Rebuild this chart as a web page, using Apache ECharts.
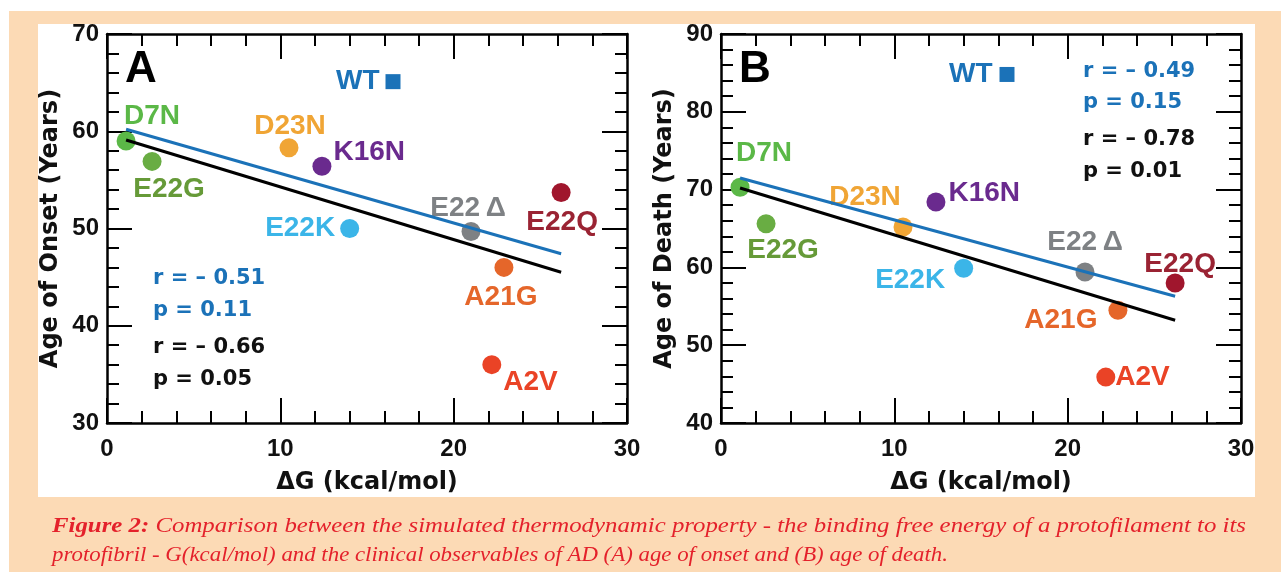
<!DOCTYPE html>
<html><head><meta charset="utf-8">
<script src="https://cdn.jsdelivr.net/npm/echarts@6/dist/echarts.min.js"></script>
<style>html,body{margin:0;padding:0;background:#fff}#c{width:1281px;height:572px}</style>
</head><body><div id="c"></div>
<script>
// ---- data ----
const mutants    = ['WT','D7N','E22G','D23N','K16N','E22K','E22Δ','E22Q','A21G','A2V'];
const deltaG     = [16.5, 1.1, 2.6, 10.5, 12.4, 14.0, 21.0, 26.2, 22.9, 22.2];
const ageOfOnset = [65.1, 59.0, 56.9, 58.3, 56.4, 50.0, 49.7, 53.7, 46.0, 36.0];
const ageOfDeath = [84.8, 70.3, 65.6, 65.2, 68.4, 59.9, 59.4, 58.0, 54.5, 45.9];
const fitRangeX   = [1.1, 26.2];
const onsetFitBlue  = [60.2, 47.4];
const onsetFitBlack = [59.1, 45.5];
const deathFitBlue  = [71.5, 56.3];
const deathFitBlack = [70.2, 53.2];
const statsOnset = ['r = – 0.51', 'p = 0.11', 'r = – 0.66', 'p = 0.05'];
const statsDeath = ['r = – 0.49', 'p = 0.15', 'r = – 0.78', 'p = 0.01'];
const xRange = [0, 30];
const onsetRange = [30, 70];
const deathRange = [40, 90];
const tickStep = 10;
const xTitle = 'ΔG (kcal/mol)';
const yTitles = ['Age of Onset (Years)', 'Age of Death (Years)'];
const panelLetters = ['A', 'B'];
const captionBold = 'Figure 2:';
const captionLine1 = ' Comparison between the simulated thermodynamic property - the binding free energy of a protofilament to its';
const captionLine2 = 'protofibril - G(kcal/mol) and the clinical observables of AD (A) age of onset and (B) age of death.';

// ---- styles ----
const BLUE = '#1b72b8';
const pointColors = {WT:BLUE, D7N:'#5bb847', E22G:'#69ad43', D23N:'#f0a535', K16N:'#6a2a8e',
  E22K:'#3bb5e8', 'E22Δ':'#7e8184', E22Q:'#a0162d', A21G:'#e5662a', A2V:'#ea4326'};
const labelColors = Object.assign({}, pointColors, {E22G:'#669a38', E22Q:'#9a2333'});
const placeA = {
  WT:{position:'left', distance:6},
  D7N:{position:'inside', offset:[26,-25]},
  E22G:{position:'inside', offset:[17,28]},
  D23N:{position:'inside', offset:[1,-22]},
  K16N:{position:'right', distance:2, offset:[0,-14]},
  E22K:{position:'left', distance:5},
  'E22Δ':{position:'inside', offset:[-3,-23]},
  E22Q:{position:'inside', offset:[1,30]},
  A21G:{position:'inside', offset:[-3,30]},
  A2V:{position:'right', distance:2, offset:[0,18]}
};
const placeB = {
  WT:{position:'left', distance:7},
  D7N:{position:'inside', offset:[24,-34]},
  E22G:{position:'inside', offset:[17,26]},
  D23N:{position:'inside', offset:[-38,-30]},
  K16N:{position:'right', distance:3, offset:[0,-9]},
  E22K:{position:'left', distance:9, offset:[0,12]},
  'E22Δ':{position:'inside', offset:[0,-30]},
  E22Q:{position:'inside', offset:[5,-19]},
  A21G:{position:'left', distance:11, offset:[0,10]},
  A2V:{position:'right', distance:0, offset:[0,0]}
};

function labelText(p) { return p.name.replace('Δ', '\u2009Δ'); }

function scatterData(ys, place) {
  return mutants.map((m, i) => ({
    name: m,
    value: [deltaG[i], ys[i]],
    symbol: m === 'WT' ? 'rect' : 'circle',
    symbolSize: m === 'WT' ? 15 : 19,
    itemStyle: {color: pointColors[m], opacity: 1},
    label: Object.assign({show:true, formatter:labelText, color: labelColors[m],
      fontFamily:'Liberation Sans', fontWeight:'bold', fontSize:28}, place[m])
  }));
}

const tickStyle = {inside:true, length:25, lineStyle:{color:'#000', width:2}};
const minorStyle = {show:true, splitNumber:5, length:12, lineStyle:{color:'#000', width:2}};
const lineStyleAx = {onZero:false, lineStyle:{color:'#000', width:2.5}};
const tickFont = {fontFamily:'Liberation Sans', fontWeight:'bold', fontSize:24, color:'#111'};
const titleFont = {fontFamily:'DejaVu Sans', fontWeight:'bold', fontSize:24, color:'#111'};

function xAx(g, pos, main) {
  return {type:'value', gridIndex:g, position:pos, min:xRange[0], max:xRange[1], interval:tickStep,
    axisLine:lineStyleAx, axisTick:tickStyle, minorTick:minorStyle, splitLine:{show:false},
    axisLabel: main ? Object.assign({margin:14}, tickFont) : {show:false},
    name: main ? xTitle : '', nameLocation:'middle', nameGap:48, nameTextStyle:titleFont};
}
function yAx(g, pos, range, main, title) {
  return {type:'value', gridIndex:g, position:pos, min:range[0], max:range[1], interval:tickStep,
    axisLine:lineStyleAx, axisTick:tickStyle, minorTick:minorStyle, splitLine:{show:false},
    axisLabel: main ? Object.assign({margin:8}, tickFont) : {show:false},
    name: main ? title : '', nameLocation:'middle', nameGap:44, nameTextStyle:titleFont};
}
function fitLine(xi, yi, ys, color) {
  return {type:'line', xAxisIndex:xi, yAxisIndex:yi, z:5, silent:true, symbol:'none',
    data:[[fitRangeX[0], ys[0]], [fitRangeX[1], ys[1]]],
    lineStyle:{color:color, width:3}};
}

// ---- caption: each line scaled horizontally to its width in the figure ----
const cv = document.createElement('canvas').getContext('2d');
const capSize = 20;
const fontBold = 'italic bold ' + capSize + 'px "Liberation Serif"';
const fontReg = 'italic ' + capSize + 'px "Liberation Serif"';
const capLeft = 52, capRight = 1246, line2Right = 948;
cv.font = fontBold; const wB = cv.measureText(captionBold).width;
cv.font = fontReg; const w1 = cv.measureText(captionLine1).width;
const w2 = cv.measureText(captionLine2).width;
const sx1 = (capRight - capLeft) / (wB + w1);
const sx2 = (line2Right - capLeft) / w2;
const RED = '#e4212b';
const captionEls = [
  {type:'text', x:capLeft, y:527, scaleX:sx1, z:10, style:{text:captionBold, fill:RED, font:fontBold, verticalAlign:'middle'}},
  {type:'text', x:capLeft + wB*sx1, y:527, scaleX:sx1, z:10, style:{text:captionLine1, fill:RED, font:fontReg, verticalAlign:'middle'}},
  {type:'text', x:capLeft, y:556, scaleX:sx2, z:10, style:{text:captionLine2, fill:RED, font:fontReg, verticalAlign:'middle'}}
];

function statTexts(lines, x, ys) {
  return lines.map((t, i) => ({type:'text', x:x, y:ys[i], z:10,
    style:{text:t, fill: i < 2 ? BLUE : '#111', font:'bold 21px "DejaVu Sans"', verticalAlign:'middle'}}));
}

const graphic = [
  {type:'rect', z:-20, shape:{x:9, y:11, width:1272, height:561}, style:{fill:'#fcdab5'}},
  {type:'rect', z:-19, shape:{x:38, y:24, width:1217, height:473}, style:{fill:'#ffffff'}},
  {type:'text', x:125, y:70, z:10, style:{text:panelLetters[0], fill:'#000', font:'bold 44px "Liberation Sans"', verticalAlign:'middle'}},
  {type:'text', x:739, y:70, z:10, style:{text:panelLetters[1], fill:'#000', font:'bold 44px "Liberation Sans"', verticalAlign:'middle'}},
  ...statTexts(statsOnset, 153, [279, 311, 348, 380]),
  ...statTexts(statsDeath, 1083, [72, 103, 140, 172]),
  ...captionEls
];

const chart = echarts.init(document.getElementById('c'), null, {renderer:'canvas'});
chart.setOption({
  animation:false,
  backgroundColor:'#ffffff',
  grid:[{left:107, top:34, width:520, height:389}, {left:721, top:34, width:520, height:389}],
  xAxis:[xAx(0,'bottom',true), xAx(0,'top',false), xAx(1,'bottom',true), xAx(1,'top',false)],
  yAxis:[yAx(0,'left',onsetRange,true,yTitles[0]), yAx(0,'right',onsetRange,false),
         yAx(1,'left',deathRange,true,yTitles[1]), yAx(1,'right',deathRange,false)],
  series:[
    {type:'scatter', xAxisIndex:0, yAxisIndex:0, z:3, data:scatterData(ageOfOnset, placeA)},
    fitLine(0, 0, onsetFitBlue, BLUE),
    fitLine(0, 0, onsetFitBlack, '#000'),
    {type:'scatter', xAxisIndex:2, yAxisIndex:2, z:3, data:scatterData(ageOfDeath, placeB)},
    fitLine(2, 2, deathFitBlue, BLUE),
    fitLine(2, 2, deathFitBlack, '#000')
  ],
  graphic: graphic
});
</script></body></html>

⁂

What is asked | Give again, word for word, every line from the top of the data through the line with "const captionLine2 = 'protofibril", both ends included, and exclude the pictures.

Answer in full |
Rebuild this chart as a web page, using Apache ECharts.
<!DOCTYPE html>
<html><head><meta charset="utf-8">
<script src="https://cdn.jsdelivr.net/npm/echarts@6/dist/echarts.min.js"></script>
<style>html,body{margin:0;padding:0;background:#fff}#c{width:1281px;height:572px}</style>
</head><body><div id="c"></div>
<script>
// ---- data ----
const mutants    = ['WT','D7N','E22G','D23N','K16N','E22K','E22Δ','E22Q','A21G','A2V'];
const deltaG     = [16.5, 1.1, 2.6, 10.5, 12.4, 14.0, 21.0, 26.2, 22.9, 22.2];
const ageOfOnset = [65.1, 59.0, 56.9, 58.3, 56.4, 50.0, 49.7, 53.7, 46.0, 36.0];
const ageOfDeath = [84.8, 70.3, 65.6, 65.2, 68.4, 59.9, 59.4, 58.0, 54.5, 45.9];
const fitRangeX   = [1.1, 26.2];
const onsetFitBlue  = [60.2, 47.4];
const onsetFitBlack = [59.1, 45.5];
const deathFitBlue  = [71.5, 56.3];
const deathFitBlack = [70.2, 53.2];
const statsOnset = ['r = – 0.51', 'p = 0.11', 'r = – 0.66', 'p = 0.05'];
const statsDeath = ['r = – 0.49', 'p = 0.15', 'r = – 0.78', 'p = 0.01'];
const xRange = [0, 30];
const onsetRange = [30, 70];
const deathRange = [40, 90];
const tickStep = 10;
const xTitle = 'ΔG (kcal/mol)';
const yTitles = ['Age of Onset (Years)', 'Age of Death (Years)'];
const panelLetters = ['A', 'B'];
const captionBold = 'Figure 2:';
const captionLine1 = ' Comparison between the simulated thermodynamic property - the binding free energy of a protofilament to its';
const captionLine2 = 'protofibril - G(kcal/mol) and the clinical observables of AD (A) age of onset and (B) age of death.';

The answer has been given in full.